Kmart shopper's sneaky act sparks heated debate

Some have justified the move, while others strongly disagree.

As the rising cost-of-living puts pressure on households across the country, millions of people are resorting to illegal measures to afford everyday items. Now, a Kmart shopper's sneaky act of theft has divided Aussies over whether it was the wrong thing to do, given the current economic climate.

Rather than pay for new Anko sandals, the Kmart shopper in question appears to have taken a new pair off the rack and put a well-worn pair back in their place. "Seems Kmart is now a Swap n' Go!" wrote another customer, who shared a photo of the old shoes hanging on the rack.

Kmart store with traffic in foreground; Old Anko sandals hanging on rack
A shopper was shocked to spot a pair of worn-out sandals hanging on a rack at Kmart. Source: Getty/A. Offler

Debate rages over theft

The photo sparked a heated debate, with hundreds of Facebook users saying the theft was unsurprising and that they "feel for" whoever swapped the sandals. "They're swapping out and stealing Kmart shoes just to keep something on their feet. It's not like they're stealing $400 shoes for a glamorous party. They're stealing crappy slip-on sandals. The cost of living crisis is hitting everyone hard," one shopper said.

"Not that this is okay whatsoever, but with the cost of living at the moment, I almost don't blame people for doing these things anymore," another offered. Others echoed this sentiment, showing concern for those doing it so tough they need to swap their shoes at the store.

However, others argue that theft can never be justified, regardless of a person's financial situation. "How does it excuse someone from stealing? A lot of people are doing it tough right now. There is NO excuse for stealing, doesn't matter the price tag!" one person commented.

"There is NEVER an excuse for stealing. Period," another agreed, while a third contended that "Being poor doesn't make this okay."

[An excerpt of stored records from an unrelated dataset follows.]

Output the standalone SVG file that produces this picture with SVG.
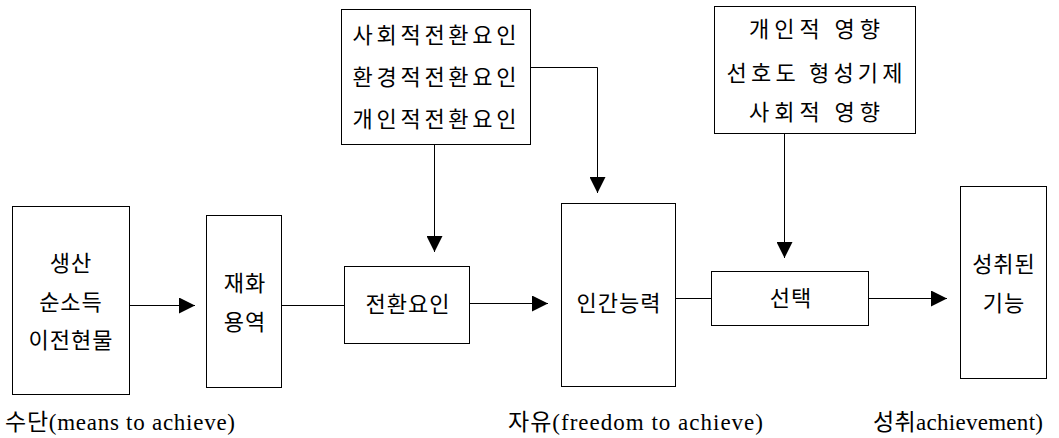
<svg xmlns="http://www.w3.org/2000/svg" width="1059" height="438" viewBox="0 0 1059 438">
<defs>
<style>
.box{fill:#fff;stroke:#000;stroke-width:1}
.t{font-family:"Noto Sans CJK KR","Liberation Serif",serif;font-size:22px;fill:#000;text-anchor:middle;letter-spacing:1px}
.lbl{font-family:"Liberation Serif","Noto Sans CJK KR",serif;font-size:23px;fill:#000}
.c{fill:none;stroke:#000;stroke-width:1}
</style>
<marker id="ah" viewBox="0 0 16 16" refX="16" refY="8" markerWidth="16" markerHeight="16" markerUnits="userSpaceOnUse" orient="auto">
<path d="M0,0 L16,8 L0,16 Z" fill="#000"/>
</marker>
</defs>
<rect width="1059" height="438" fill="#fff"/>
<g id="connectors">
<line class="c" x1="129" y1="305.5" x2="195" y2="305.5" marker-end="url(#ah)"/>
<line class="c" x1="281" y1="305.5" x2="345" y2="305.5"/>
<line class="c" x1="469" y1="303.5" x2="548" y2="303.5" marker-end="url(#ah)"/>
<line class="c" x1="434.5" y1="144" x2="434.5" y2="252" marker-end="url(#ah)"/>
<polyline class="c" points="531,67.5 597.5,67.5 597.5,193" marker-end="url(#ah)"/>
<line class="c" x1="675" y1="298.5" x2="712" y2="298.5"/>
<line class="c" x1="784.5" y1="133" x2="784.5" y2="258" marker-end="url(#ah)"/>
<line class="c" x1="868" y1="298.5" x2="947" y2="298.5" marker-end="url(#ah)"/>
</g>
<g id="means">
<rect class="box" x="12.5" y="206.5" width="117" height="188"/>
<text class="t" x="71" y="271">생산</text>
<text class="t" x="71" y="310">순소득</text>
<text class="t" x="71" y="348">이전현물</text>
</g>
<g id="goods">
<rect class="box" x="206.5" y="215.5" width="75" height="172"/>
<text class="t" x="245" y="291">재화</text>
<text class="t" x="245" y="330">용역</text>
</g>
<g id="conversion">
<rect class="box" x="344.5" y="266.5" width="125" height="77"/>
<text class="t" x="408" y="312">전환요인</text>
</g>
<g id="conversion-factors">
<rect class="box" x="341.5" y="9.5" width="189" height="135"/>
<text class="t" x="435" y="43" textLength="165" lengthAdjust="spacing">사회적전환요인</text>
<text class="t" x="435" y="85" textLength="165" lengthAdjust="spacing">환경적전환요인</text>
<text class="t" x="435" y="127" textLength="165" lengthAdjust="spacing">개인적전환요인</text>
</g>
<g id="capability">
<rect class="box" x="561.5" y="203.5" width="114" height="183"/>
<text class="t" x="619" y="311">인간능력</text>
</g>
<g id="choice-factors">
<rect class="box" x="714.5" y="6.5" width="201" height="127"/>
<text class="t" x="815" y="37" textLength="132" lengthAdjust="spacing">개인적 영향</text>
<text class="t" x="815" y="81" textLength="177" lengthAdjust="spacing">선호도 형성기제</text>
<text class="t" x="815" y="120" textLength="132" lengthAdjust="spacing">사회적 영향</text>
</g>
<g id="choice">
<rect class="box" x="711.5" y="271.5" width="157" height="54"/>
<text class="t" x="791" y="306">선택</text>
</g>
<g id="functioning">
<rect class="box" x="960.5" y="186.5" width="86" height="192"/>
<text class="t" x="1004" y="272">성취된</text>
<text class="t" x="1004" y="311">기능</text>
</g>
<g id="labels">
<text class="lbl" x="5" y="430" textLength="230" lengthAdjust="spacing">수단(means to achieve)</text>
<text class="lbl" x="508" y="430" textLength="255" lengthAdjust="spacing">자유(freedom to achieve)</text>
<text class="lbl" x="873" y="430" textLength="170" lengthAdjust="spacing">성취achievement)</text>
</g>
</svg>
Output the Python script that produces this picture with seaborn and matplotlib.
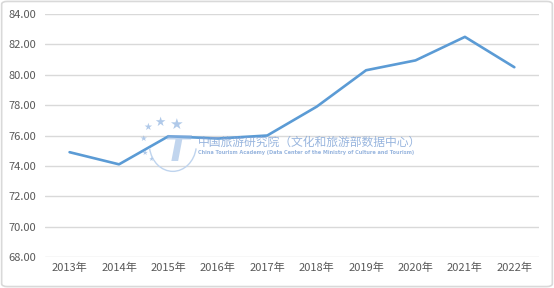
import matplotlib
matplotlib.use("Agg")
import matplotlib.pyplot as plt
import seaborn as sns
import pandas as pd
from matplotlib.patches import FancyBboxPatch, Arc

years = ["2013年", "2014年", "2015年", "2016年", "2017年", "2018年", "2019年", "2020年", "2021年", "2022年"]
values = [74.9, 74.1, 75.95, 75.8, 76.0, 77.9, 80.3, 80.95, 82.5, 80.5]
yticks = [68, 70, 72, 74, 76, 78, 80, 82, 84]

sns.set_theme(style="white")
plt.rcParams['font.family'] = ['Noto Sans CJK SC', 'DejaVu Sans']

df = pd.DataFrame({"year": years, "value": values})

fig = plt.figure(figsize=(5.54, 2.88), dpi=100)
ax = fig.add_axes([0.081, 0.108, 0.892, 0.843])

sns.lineplot(data=df, x="year", y="value", ax=ax, color="#5B9BD5", linewidth=1.9, sort=False)

ax.set_xlim(-0.5, len(years) - 0.5)
ax.set_ylim(68, 84)
ax.set_yticks(yticks)
ax.set_yticklabels([f"{v:.2f}" for v in yticks])
ax.yaxis.grid(True, color="#D9D9D9", linewidth=1.0)
ax.set_axisbelow(True)
for s in ax.spines.values():
    s.set_visible(False)
ax.tick_params(axis="both", length=0, labelsize=8, labelcolor="#595959", pad=4)
ax.tick_params(axis="y", pad=6)
ax.set_xlabel("")
ax.set_ylabel("")

# border
border = FancyBboxPatch((0.003, 0.005), 0.994, 0.99, boxstyle="round,pad=0,rounding_size=0.01",
                        transform=fig.transFigure, fill=False, edgecolor="#D9D9D9", linewidth=1.2)
fig.patches.append(border)

# watermark
wc = "#7FA3D6"
fig.text(0.357, 0.507, "中国旅游研究院（文化和旅游部数据中心）", fontsize=8.5, color=wc, alpha=0.8,
         va="center", ha="left", family=['Noto Sans CJK SC', 'DejaVu Sans'])
fig.text(0.357, 0.472, "China Tourism Academy (Data Center of the Ministry of Culture and Tourism)",
         fontsize=3.6, color=wc, alpha=0.8, va="center", ha="left", fontweight="bold",
         family=['DejaVu Sans'])
fig.text(0.318, 0.475, "T", fontsize=26, color="#8FB3E0", alpha=0.55, va="center", ha="center",
         fontweight="bold", style="italic", family=['DejaVu Sans'])
arc = Arc((0.312, 0.50), 0.085, 0.19, theta1=200, theta2=340, transform=fig.transFigure,
          color="#BFD4EE", linewidth=1.0)
fig.patches.append(arc)
for (x, y, s) in [(0.258, 0.52, 6), (0.267, 0.56, 7), (0.289, 0.575, 9), (0.318, 0.568, 11),
                  (0.262, 0.47, 5), (0.272, 0.445, 4)]:
    fig.text(x, y, "★", fontsize=s, color="#8FB3E0", alpha=0.7, va="center", ha="center",
             family=['DejaVu Sans'])

fig.savefig("out.png", dpi=100)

Several Kmart employees chimed in, saying that shoe swapping happens "all the time" at their stores. "It's disgusting. I work in retail, and the daily theft is unbelievable. People wonder why prices go up! We lose thousands weekly. People swap underwear and T-shirts, too," one worker shared.

Used shoes hanging on Kmart racks
Other shoppers also shared photos of used shoes they'd seen swapped for new pairs at Kmart. Source: C. Hayward/C. Garnett

Shoplifting on the rise

More than one in 10 Aussies have admitted to stealing in the past year as they reach a financial breaking point, according to a survey by comparison site Finder of 1,063 people. Meanwhile, about 5 per cent confessed to stealing items at the supermarket self-checkout.

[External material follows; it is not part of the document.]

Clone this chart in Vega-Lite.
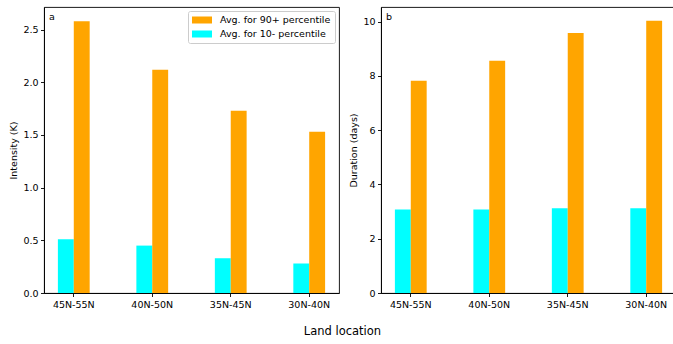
{
  "$schema": "https://vega.github.io/schema/vega-lite/v6.json",
  "padding": {"left": 8, "top": 6, "right": 0, "bottom": 0},
  "background": "white",
  "config": {
    "font": "DejaVu Sans",
    "view": {"stroke": "black", "strokeWidth": 0.9},
    "axis": {
      "domainColor": "black", "tickColor": "black", "labelColor": "black", "titleColor": "black",
      "labelFont": "DejaVu Sans", "titleFont": "DejaVu Sans", "labelFontSize": 9.5, "titleFontSize": 9.5,
      "titleFontWeight": "normal", "tickSize": 3.5, "grid": false, "labelPadding": 2.5,
      "domainWidth": 0.9, "tickWidth": 0.9, "titlePadding": 4
    },
    "legend": {"labelFont": "DejaVu Sans", "labelFontSize": 9.5, "labelColor": "black"}
  },
  "datasets": {
    "intensity": [
      {"location": "45N-55N", "series": "Avg. for 10- percentile", "value": 0.51},
      {"location": "45N-55N", "series": "Avg. for 90+ percentile", "value": 2.58},
      {"location": "40N-50N", "series": "Avg. for 10- percentile", "value": 0.45},
      {"location": "40N-50N", "series": "Avg. for 90+ percentile", "value": 2.12},
      {"location": "35N-45N", "series": "Avg. for 10- percentile", "value": 0.33},
      {"location": "35N-45N", "series": "Avg. for 90+ percentile", "value": 1.73},
      {"location": "30N-40N", "series": "Avg. for 10- percentile", "value": 0.28},
      {"location": "30N-40N", "series": "Avg. for 90+ percentile", "value": 1.53}
    ],
    "duration": [
      {"location": "45N-55N", "series": "Avg. for 10- percentile", "value": 3.08},
      {"location": "45N-55N", "series": "Avg. for 90+ percentile", "value": 7.82},
      {"location": "40N-50N", "series": "Avg. for 10- percentile", "value": 3.08},
      {"location": "40N-50N", "series": "Avg. for 90+ percentile", "value": 8.56},
      {"location": "35N-45N", "series": "Avg. for 10- percentile", "value": 3.12},
      {"location": "35N-45N", "series": "Avg. for 90+ percentile", "value": 9.58},
      {"location": "30N-40N", "series": "Avg. for 10- percentile", "value": 3.12},
      {"location": "30N-40N", "series": "Avg. for 90+ percentile", "value": 10.03}
    ]
  },
  "title": {"text": "Land location", "orient": "bottom", "anchor": "middle", "fontSize": 11.5, "fontWeight": "normal", "font": "DejaVu Sans", "color": "black", "offset": 17},
  "spacing": 8,
  "resolve": {"scale": {"color": "independent"}, "legend": {"color": "independent"}},
  "hconcat": [
    {
      "width": 295, "height": 286,
      "data": {"name": "intensity"},
      "title": {"text": "a", "anchor": "start", "frame": "group", "offset": -14, "dx": 5, "fontSize": 9.5, "fontWeight": "normal", "color": "black"},
      "mark": {"type": "bar"},
      "encoding": {
        "x": {"field": "location", "type": "nominal", "sort": ["45N-55N", "40N-50N", "35N-45N", "30N-40N"],
              "scale": {"paddingInner": 0.595, "paddingOuter": 0.177}, "axis": {"title": null, "labelAngle": 0}},
        "xOffset": {"field": "series", "type": "nominal", "scale": {"domain": ["Avg. for 10- percentile", "Avg. for 90+ percentile"], "paddingInner": 0, "paddingOuter": 0}},
        "y": {"field": "value", "type": "quantitative", "scale": {"domain": [0, 2.715], "nice": false},
              "axis": {"title": "Intensity (K)", "values": [0, 0.5, 1, 1.5, 2, 2.5], "format": ".1f"}},
        "color": {"field": "series", "type": "nominal",
                  "scale": {"domain": ["Avg. for 90+ percentile", "Avg. for 10- percentile"], "range": ["#FFA500", "#00FFFF"]},
                  "legend": {"title": null, "orient": "top-right", "offset": 4, "fillColor": "white", "strokeColor": "#cccccc", "cornerRadius": 2, "padding": 4,
                             "symbolType": "M-2,-0.7H2V0.7H-2Z", "symbolSize": 100, "symbolStrokeWidth": 0, "labelOffset": 13, "rowPadding": 4, "symbolOffset": 5}}
      }
    },
    {
      "width": 295, "height": 286,
      "data": {"name": "duration"},
      "title": {"text": "b", "anchor": "start", "frame": "group", "offset": -14, "dx": 5, "fontSize": 9.5, "fontWeight": "normal", "color": "black"},
      "mark": {"type": "bar"},
      "encoding": {
        "x": {"field": "location", "type": "nominal", "sort": ["45N-55N", "40N-50N", "35N-45N", "30N-40N"],
              "scale": {"paddingInner": 0.595, "paddingOuter": 0.177}, "axis": {"title": null, "labelAngle": 0}},
        "xOffset": {"field": "series", "type": "nominal", "scale": {"domain": ["Avg. for 10- percentile", "Avg. for 90+ percentile"], "paddingInner": 0, "paddingOuter": 0}},
        "y": {"field": "value", "type": "quantitative", "scale": {"domain": [0, 10.54], "nice": false},
              "axis": {"title": "Duration (days)", "values": [0, 2, 4, 6, 8, 10], "format": "d"}},
        "color": {"field": "series", "type": "nominal",
                  "scale": {"domain": ["Avg. for 90+ percentile", "Avg. for 10- percentile"], "range": ["#FFA500", "#00FFFF"]},
                  "legend": null}
      }
    }
  ]
}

"Aussies are clearly struggling to afford basic necessities, and some are turning to criminal behaviour to get by," Graham Cooke, head of consumer research at Finder, said of the survey results.

The Australian Retailers Association (ARA) says theft is harming Australian businesses. "There is no doubt that shoplifting has become increasingly prevalent this year, at a time when retailers are already battling rising operating costs associated with labour, fuel, energy, supply chains, rent and loans," ARA CEO Paul Zahra told Yahoo News Australia.

"A significant amount of shoplifting goes unnoticed and unreported — making it difficult to quantify increases. Additionally, while some states collect retail theft-specific statistics, others do not. In New South Wales for example, retail crime across the state spiked 47 per cent in the past 12 months, to October 2023."

"We anticipate shoplifting is costing the industry upwards of $9 billion per year. The actual number could be even higher; however, it is difficult to put an exact figure on retail theft because much of it goes unreported. For retailers, a 2-3 per cent loss of merchandise can amount to 25 per cent loss in profit. This is debilitating for small businesses, who operate on tighter profit margins," Zahra added.

Coles also confirmed the spike in shoplifting, saying "hundreds of thieves" are caught at its supermarkets every week. "We have observed an increase in theft which is an issue affecting all retailers across Australia and internationally, and one that we will continue to address," a spokesperson recently told Yahoo News Australia.